First cave church in eastern Turkey gets facelift


The Church of St. Peter in the eastern province of Hatay, which is considered the world’s first cave church and a holy site for the Orthodox Christian world, is now undergoing a comprehensive restoration process that began on Sept. 16 with a ceremony.

St. Peter’s Church, which is a holy site for the Orthodox Christian world, is one of the most important tourist attractions in Hatay. With a new project, the church will get a complete facelift and is expected to draw some three million tourists to the city each year [Credit: AA]

Hatay has been home to many civilizations and faiths throughout history, and the mission of the local government is to present their artifacts to the world, Justice Minister Sadullah Ergin said, speaking at the ceremony.

“We have been working on the details [of the restoration] for a long time. The most important part of this process was the project’s preparation. The Council of Monuments has been very careful in planning the project, to maintain the original form of the church, and has not approved any projects here for a long time. During the restoration, all of the artificial elements you see here will be removed. Environmental arrangements are also important, including parking and social facilities,” Ergin said. 

A new mosaic museum

The Antakya (Greek Antioch) Archaeology Museum, which will be built 300 meters from the church, will become the largest mosaic museum in the world, Ergin said. “There are mosaics in Hatay that have waited to be unearthed,” he said, “waiting to find an appropriate place to be displayed. The construction of the museum will be completed in March 2013. It will be very unique. The museum will open to visitors on Oct. 20, 2013. With the completion of the environmental arrangements at St. Peter’s Church and the museum, this place will be a different destination area next year. There are ruined walls at Antakya Castle on the top of Habib-i Neccar Mountain, and another project will restores those walls, and they will be reconstructed.
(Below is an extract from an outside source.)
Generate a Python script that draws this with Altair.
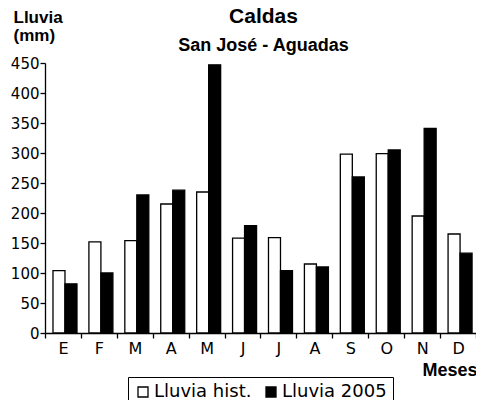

All of these things will be steps toward sharing Hatay’s richness with the world.”

The goal is to host 2.5-3 million tourists in the city each year, he said.

St. Peter’s Church is one of the most important sites in Hatay, Mayor Mehmet Celalettin Lekesiz said. “But the church has a physical appearance that does not suit the city. The preparation of this project took two and a half years. The church will be revived,” he said.